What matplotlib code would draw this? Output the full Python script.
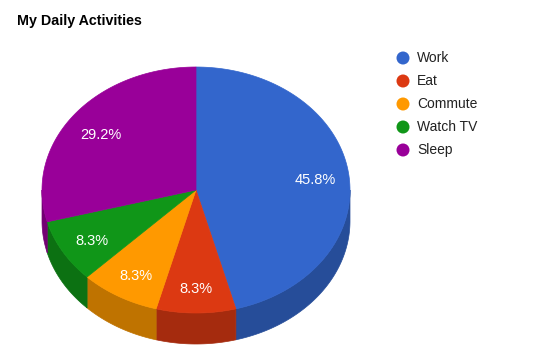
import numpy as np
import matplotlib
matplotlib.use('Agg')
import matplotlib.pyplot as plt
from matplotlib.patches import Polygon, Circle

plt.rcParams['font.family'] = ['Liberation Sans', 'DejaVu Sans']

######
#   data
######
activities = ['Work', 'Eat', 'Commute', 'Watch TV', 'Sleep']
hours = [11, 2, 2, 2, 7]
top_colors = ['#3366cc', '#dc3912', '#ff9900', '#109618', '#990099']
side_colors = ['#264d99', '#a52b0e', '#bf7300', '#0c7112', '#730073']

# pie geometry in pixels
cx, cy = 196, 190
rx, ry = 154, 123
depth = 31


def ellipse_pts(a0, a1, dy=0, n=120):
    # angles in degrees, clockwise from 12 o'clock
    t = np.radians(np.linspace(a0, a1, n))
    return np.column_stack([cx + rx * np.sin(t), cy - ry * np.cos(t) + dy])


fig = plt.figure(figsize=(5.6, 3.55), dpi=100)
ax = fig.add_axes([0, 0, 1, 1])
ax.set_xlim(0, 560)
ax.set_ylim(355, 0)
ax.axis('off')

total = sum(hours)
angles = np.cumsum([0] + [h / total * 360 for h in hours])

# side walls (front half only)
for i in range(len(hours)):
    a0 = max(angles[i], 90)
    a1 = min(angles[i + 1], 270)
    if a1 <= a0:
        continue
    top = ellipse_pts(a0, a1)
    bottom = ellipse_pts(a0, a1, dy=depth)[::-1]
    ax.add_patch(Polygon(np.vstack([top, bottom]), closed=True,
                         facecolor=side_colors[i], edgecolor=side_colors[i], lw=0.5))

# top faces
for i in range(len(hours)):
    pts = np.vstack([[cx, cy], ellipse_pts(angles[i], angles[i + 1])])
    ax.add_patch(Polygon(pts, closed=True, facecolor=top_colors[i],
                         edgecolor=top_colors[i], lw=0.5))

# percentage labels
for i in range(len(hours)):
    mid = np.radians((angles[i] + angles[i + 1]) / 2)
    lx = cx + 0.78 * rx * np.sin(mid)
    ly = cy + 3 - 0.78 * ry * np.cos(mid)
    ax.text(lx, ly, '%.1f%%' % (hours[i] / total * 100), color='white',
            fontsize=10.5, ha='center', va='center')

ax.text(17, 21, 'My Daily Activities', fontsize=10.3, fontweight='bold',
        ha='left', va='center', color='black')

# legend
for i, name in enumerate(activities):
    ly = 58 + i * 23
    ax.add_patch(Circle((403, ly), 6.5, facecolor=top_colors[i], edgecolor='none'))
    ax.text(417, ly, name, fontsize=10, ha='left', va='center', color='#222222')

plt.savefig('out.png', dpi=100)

**Aim:**
Take the data above and repeat it exactly, leaving each picture out.

**Expected answer:**
What matplotlib code would draw this? Output the full Python script.
import numpy as np
import matplotlib
matplotlib.use('Agg')
import matplotlib.pyplot as plt
from matplotlib.patches import Polygon, Circle

plt.rcParams['font.family'] = ['Liberation Sans', 'DejaVu Sans']

######
#   data
######
activities = ['Work', 'Eat', 'Commute', 'Watch TV', 'Sleep']
hours = [11, 2, 2, 2, 7]
top_colors = ['#3366cc', '#dc3912', '#ff9900', '#109618', '#990099']
side_colors = ['#264d99', '#a52b0e', '#bf7300', '#0c7112', '#730073']

# pie geometry in pixels
cx, cy = 196, 190
rx, ry = 154, 123
depth = 31


def ellipse_pts(a0, a1, dy=0, n=120):
    # angles in degrees, clockwise from 12 o'clock
    t = np.radians(np.linspace(a0, a1, n))
    return np.column_stack([cx + rx * np.sin(t), cy - ry * np.cos(t) + dy])


fig = plt.figure(figsize=(5.6, 3.55), dpi=100)
ax = fig.add_axes([0, 0, 1, 1])
ax.set_xlim(0, 560)
ax.set_ylim(355, 0)
ax.axis('off')

total = sum(hours)
angles = np.cumsum([0] + [h / total * 360 for h in hours])

# side walls (front half only)
for i in range(len(hours)):
    a0 = max(angles[i], 90)
    a1 = min(angles[i + 1], 270)
    if a1 <= a0:
        continue
    top = ellipse_pts(a0, a1)
    bottom = ellipse_pts(a0, a1, dy=depth)[::-1]
    ax.add_patch(Polygon(np.vstack([top, bottom]), closed=True,
                         facecolor=side_colors[i], edgecolor=side_colors[i], lw=0.5))

# top faces
for i in range(len(hours)):
    pts = np.vstack([[cx, cy], ellipse_pts(angles[i], angles[i + 1])])
    ax.add_patch(Polygon(pts, closed=True, facecolor=top_colors[i],
                         edgecolor=top_colors[i], lw=0.5))

# percentage labels
for i in range(len(hours)):
    mid = np.radians((angles[i] + angles[i + 1]) / 2)
    lx = cx + 0.78 * rx * np.sin(mid)
    ly = cy + 3 - 0.78 * ry * np.cos(mid)
    ax.text(lx, ly, '%.1f%%' % (hours[i] / total * 100), color='white',
            fontsize=10.5, ha='center', va='center')

ax.text(17, 21, 'My Daily Activities', fontsize=10.3, fontweight='bold',
        ha='left', va='center', color='black')

# legend
for i, name in enumerate(activities):
    ly = 58 + i * 23
    ax.add_patch(Circle((403, ly), 6.5, facecolor=top_colors[i], edgecolor='none'))
    ax.text(417, ly, name, fontsize=10, ha='left', va='center', color='#222222')

plt.savefig('out.png', dpi=100)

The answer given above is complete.